Even me thinking so immediately puts me into the fuzzy and the soft category I guess...
but that's somehow fine I guess? I don't mind? I guess?...
Sitting at the table in the living room, the shades closed because of the overwhelming brightness of the sun, I am looking at the roots of this plant in a glass of water right next to me. (It is here, no pictures, can you imagine it?)
Over the last few days she has developed these pink roots with hard, bright red tips that look as if they were filled with fresh blood. The tips are slowly crawling out of the water.
The roots themselves are covered with barely visible, soft, pink hair. The plant is developing some spectacular air roots as well. They grew from a few millimeters to sometimes 10 centimeters. Red and brown and pink. Their bark looks like old skin and it flakes like after a sunburn.
A new leaf, still enveloped in a dark red hull looks almost moist as it is getting ready to unfold into another one of those chlorophyl factories the size of my hand.

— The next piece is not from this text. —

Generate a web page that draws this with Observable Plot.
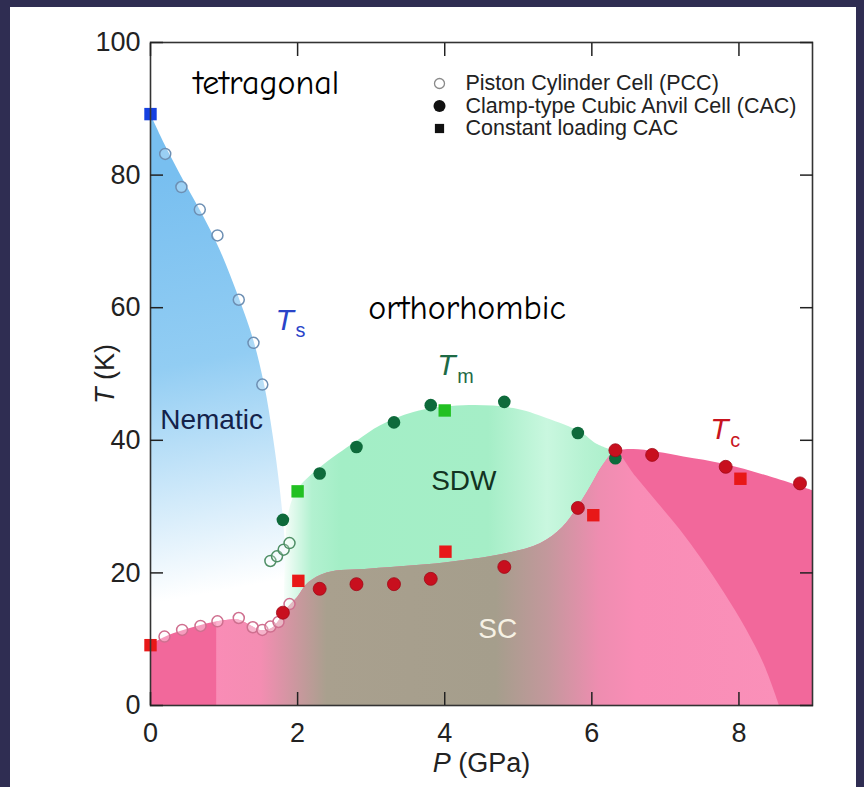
<!DOCTYPE html>
<html><head><meta charset="utf-8">
<script src="https://cdn.jsdelivr.net/npm/d3@7"></script>
<script src="https://cdn.jsdelivr.net/npm/@observablehq/plot@0.6"></script>
<style>
html,body{margin:0;padding:0;background:#2f2d52;width:864px;height:787px;overflow:hidden}
#panel{position:absolute;left:10px;top:7px;width:846px;height:780px;background:#fff}
#panel svg{position:absolute;left:0;top:0;overflow:visible}
</style></head><body><div id="panel"></div>
<script>
// ---------------- DATA (P in GPa, T in K) ----------------
const xTicks = [0, 2, 4, 6, 8];
const yTicks = [0, 20, 40, 60, 80, 100];
const xLabel = "P (GPa)";
const yLabel = "T (K)";

// phase boundaries
const tsBoundary = [[0,89.2],[0.2,84.5],[0.45,79.2],[0.7,74.2],[0.95,68.6],[1.2,61.6],[1.4,55.2],[1.55,48.4],[1.67,40.5],[1.76,33],[1.83,25],[1.88,14]];
const tmBoundary = [[1.82,14],[1.84,24],[1.88,29],[2.0,32.5],[2.3,35.8],[2.8,39.8],[3.13,42.2],[3.58,44.2],[4.26,45.2],[4.94,44.8],[5.39,43.3],[5.85,41.2],[6.07,39.4],[6.32,38.3]];
const tcBoundary = [[0,9.1],[0.2,10.3],[0.45,11.3],[0.7,12.1],[0.95,12.7],[1.2,12.9],[1.35,12.1],[1.5,11.3],[1.65,11.6],[1.75,12.8],[1.85,14.5],[2.0,16.3],[2.15,18.5],[2.4,20.0],[3.0,20.6],[4.0,21.5],[4.8,22.8],[5.3,24.4],[5.6,26.8],[5.8,29.7],[5.98,32.9],[6.16,36.3],[6.32,38.2],[6.57,38.6],[7.25,37.5],[7.8,36.4],[8.39,34.6],[9.0,32.4]];
const scInnerLeft = [[0.9,12.6]];
const scInnerRight = [[6.6,34.5],[6.9,30.5],[7.2,26.5],[7.5,22],[7.8,17],[8.1,11.5],[8.35,6],[8.55,0]];

// measured points
const pccTs = [[0.2,83.2],[0.42,78.2],[0.67,74.8],[0.91,70.9],[1.2,61.2],[1.4,54.7],[1.52,48.4]];
const pccTm = [[1.63,21.8],[1.72,22.5],[1.81,23.5],[1.89,24.5]];
const pccTc = [[0.19,10.4],[0.43,11.4],[0.68,12.0],[0.91,12.7],[1.2,13.2],[1.39,11.8],[1.52,11.4],[1.63,11.9],[1.74,12.6],[1.89,15.3]];
const cacTm = [[1.8,28.0],[2.3,35.0],[2.8,39.0],[3.31,42.7],[3.81,45.3],[4.81,45.8],[5.81,41.1],[6.32,37.3]];
const cacTc = [[1.8,14.0],[2.3,17.6],[2.8,18.3],[3.31,18.3],[3.81,19.1],[4.81,20.9],[5.81,29.8],[6.32,38.5],[6.82,37.8],[7.82,36.0],[8.83,33.5]];
const clTs = [[0,89.2]];
const clTm = [[2.0,32.3],[4.0,44.5]];
const clTc = [[0,9.1],[2.01,18.8],[4.01,23.2],[6.02,28.7],[8.02,34.2]];

const legendItems = ["Piston Cylinder Cell (PCC)", "Clamp-type Cubic Anvil Cell (CAC)", "Constant loading CAC"];

// region / curve labels: [P, T, text]
const phaseLabels = [[0.585,93.8,"tetragonal"],[2.96,59.9,"orthorhombic"]];
const regionLabels = [[0.83,43.1,"Nematic"],[4.26,33.8,"SDW"]];
const scLabel = [[4.72,11.6,"SC"]];
const curveLabels = [[1.70,58.1,"T_s","#2a44c8"],[3.90,51.3,"T_m","#1d6a45"],[7.61,41.6,"T_c","#c8141e"]];

// ---------------- STYLE ----------------
const sans = "'Liberation Sans', Arial, Helvetica, sans-serif";
const comic = "'Comic Sans MS', 'Comic Neue', 'DejaVu Sans', sans-serif";
const gradients = {
  nematicGrad: {from: [0.3, 80], to: [1.35, 18], stops: [[0, "#78bff0"], [0.45, "#92cdf3"], [1, "#ffffff"]]},
  sdwGrad: {axis: [1.78, 6.4], stops: [[1.78, "#ffffff"], [2.2, "#b2f1d0"], [2.6, "#a3eec6"], [4.6, "#a5eec7"], [5.4, "#c9f7df"], [5.9, "#b6f2d2"], [6.4, "#a9efc9"]]},
  scGrad: {axis: [0.9, 8.6], stops: [[0.9, "#f98cb6"], [1.5, "#f48db2"], [2.4, "#a9a08e"], [4.7, "#a59e8c"], [5.4, "#c3989c"], [6.1, "#ee8db0"], [6.6, "#f98db6"], [8.6, "#fa90b9"]]}
};

function defsMark(index, scales) {
  const {x, y} = scales;
  const defs = d3.create("svg:defs");
  for (const [id, g] of Object.entries(gradients)) {
    const lg = defs.append("linearGradient").attr("id", id).attr("gradientUnits", "userSpaceOnUse");
    if (g.axis) {
      const [p0, p1] = g.axis;
      lg.attr("x1", x(p0)).attr("x2", x(p1)).attr("y1", 0).attr("y2", 0);
      for (const [p, c] of g.stops) lg.append("stop").attr("offset", (p - p0) / (p1 - p0)).attr("stop-color", c);
    } else {
      lg.attr("x1", x(g.from[0])).attr("y1", y(g.from[1])).attr("x2", x(g.to[0])).attr("y2", y(g.to[1]));
      for (const [o, c] of g.stops) lg.append("stop").attr("offset", o).attr("stop-color", c);
    }
  }
  return defs.node();
}

const P = d => d[0], T = d => d[1];
const scInner = [...scInnerLeft, ...tcBoundary.filter(d => d[0] > 0.9 && d[0] <= 6.32), ...scInnerRight];

const legendSymbols = [
  {symbol: "circle", fill: "white", stroke: "#8a8a8a", r: 5, strokeWidth: 1.3},
  {symbol: "circle", fill: "#111", stroke: "none", r: 6},
  {symbol: "square", fill: "#111", stroke: "none", r: 5.2}
];
const legendMarks = legendItems.flatMap((txt, i) => [
  Plot.dot([txt], {frameAnchor: "top-left", dx: 289, dy: 41 + i * 22.5, ...legendSymbols[i]}),
  Plot.text([txt], {frameAnchor: "top-left", text: d => d, dx: 315, dy: 41 + i * 22.5, textAnchor: "start", lineAnchor: "middle", fontSize: 21.5, fill: "#222", fontFamily: sans})
]);

const plot = Plot.plot({
  width: 846, height: 780,
  marginLeft: 140, marginRight: 44, marginTop: 35, marginBottom: 82,
  x: {domain: [0, 9]},
  y: {domain: [0, 100]},
  style: {background: "transparent", fontFamily: sans, color: "#222"},
  marks: [
    defsMark,
    Plot.areaY(tsBoundary, {x: P, y: T, fill: "url(#nematicGrad)", curve: "catmull-rom"}),
    Plot.areaY(tmBoundary, {x: P, y: T, fill: "url(#sdwGrad)", curve: "catmull-rom"}),
    Plot.areaY(tcBoundary, {x: P, y: T, fill: "#f2689b", curve: "catmull-rom"}),
    Plot.areaY(scInner, {x: P, y: T, fill: "url(#scGrad)", curve: "catmull-rom"}),
    // labels
    Plot.text(phaseLabels, {x: P, y: T, text: d => d[2], textAnchor: "start", fontSize: 34, fontFamily: comic, fill: "#000"}),
    Plot.text(regionLabels, {x: P, y: T, text: d => d[2], fontSize: 28, fill: d => d[2] === "SDW" ? "#123322" : "#14224a"}),
    Plot.text(scLabel, {x: P, y: T, text: d => d[2], fontSize: 28, fill: "#f6f1e4"}),
    Plot.text(curveLabels, {x: P, y: T, text: d => d[2], textAnchor: "start", fontSize: 30, fill: d => d[3]}),
    // points
    Plot.dot(pccTs, {x: P, y: T, r: 5.5, stroke: "#6d8fb3", strokeWidth: 1.5, fill: "white", fillOpacity: 0.25}),
    Plot.dot(pccTm, {x: P, y: T, r: 5.5, stroke: "#4f8f66", strokeWidth: 1.5, fill: "white", fillOpacity: 0.25}),
    Plot.dot(pccTc, {x: P, y: T, r: 5.5, stroke: "#cf6f8f", strokeWidth: 1.5, fill: "white", fillOpacity: 0.35}),
    Plot.dot(cacTm, {x: P, y: T, r: 6.3, fill: "#0e6a3b"}),
    Plot.dot(cacTc, {x: P, y: T, r: 6.5, fill: "#c80f1e", stroke: "#a00a18", strokeWidth: 0.8}),
    Plot.dot(clTs, {x: P, y: T, r: 7, symbol: "square", fill: "#1540e0"}),
    Plot.dot(clTm, {x: P, y: T, r: 7, symbol: "square", fill: "#22c022"}),
    Plot.dot(clTc, {x: P, y: T, r: 7, symbol: "square", fill: "#e81818"}),
    // frame and axes
    Plot.frame({stroke: "#333", strokeWidth: 1.6}),
    Plot.axisX({anchor: "bottom", ticks: xTicks, tickSize: -13, tickPadding: 30, fontSize: 27, strokeWidth: 1.5, label: null}),
    Plot.axisX({anchor: "top", ticks: xTicks, tickSize: -13, fill: "none", strokeWidth: 1.5, label: null}),
    Plot.axisY({anchor: "left", ticks: yTicks, tickSize: -13, tickPadding: 23, fontSize: 27, strokeWidth: 1.5, label: null}),
    Plot.axisY({anchor: "right", ticks: yTicks, tickSize: -13, fill: "none", strokeWidth: 1.5, label: null}),
    Plot.text([xLabel], {frameAnchor: "bottom", text: d => d, dy: 58, textAnchor: "middle", lineAnchor: "middle", fontSize: 27, fill: "#222"}),
    Plot.text([yLabel], {frameAnchor: "left", text: d => d, dx: -45, rotate: -90, textAnchor: "middle", lineAnchor: "middle", fontSize: 27, fill: "#222"}),
    ...legendMarks
  ]
});

// italic symbols and subscripts
d3.select(plot).selectAll("text").each(function () {
  const s = this.textContent;
  const el = d3.select(this);
  if (/^T_/.test(s)) {
    el.text(null);
    el.append("tspan").attr("font-style", "italic").text("T");
    el.append("tspan").attr("font-size", "0.66em").attr("dy", "0.38em").attr("dx", "0.08em").text(s.slice(2));
  } else if (s === xLabel || s === yLabel) {
    el.text(null);
    el.append("tspan").attr("font-style", "italic").text(s[0]);
    el.append("tspan").text(s.slice(1));
  }
});

document.getElementById("panel").appendChild(plot);
</script>
</body></html>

There are little droplets of dew, or whatever this might be, on some of the stems of the plant.
The original remains of the plant, which was cut off its original roots because it seemed too large for its pot, are spawning a little green plant as well.
This is all really insignificant stuff when it comes to the future of most of us, so they say, but boy... it is all happening in real time, uncompressed, at an almost unlimited resolution, and probably accompanied by sounds that are far beyond the reach of whatever is attached to our heads.
And that's just a "simple", brainless plant...
And I will have to draw it tonight... as it feels the right thing to do. Create something that is not compressed but rather a new arrangements of ink on some paper, inspired by the existence of something far beyond my comprehension...
I guess that's how things can work...
Am I glad I never threw away this little plant. And I am glad my eyes are still good enough to let me see it... or is it really just the eyes?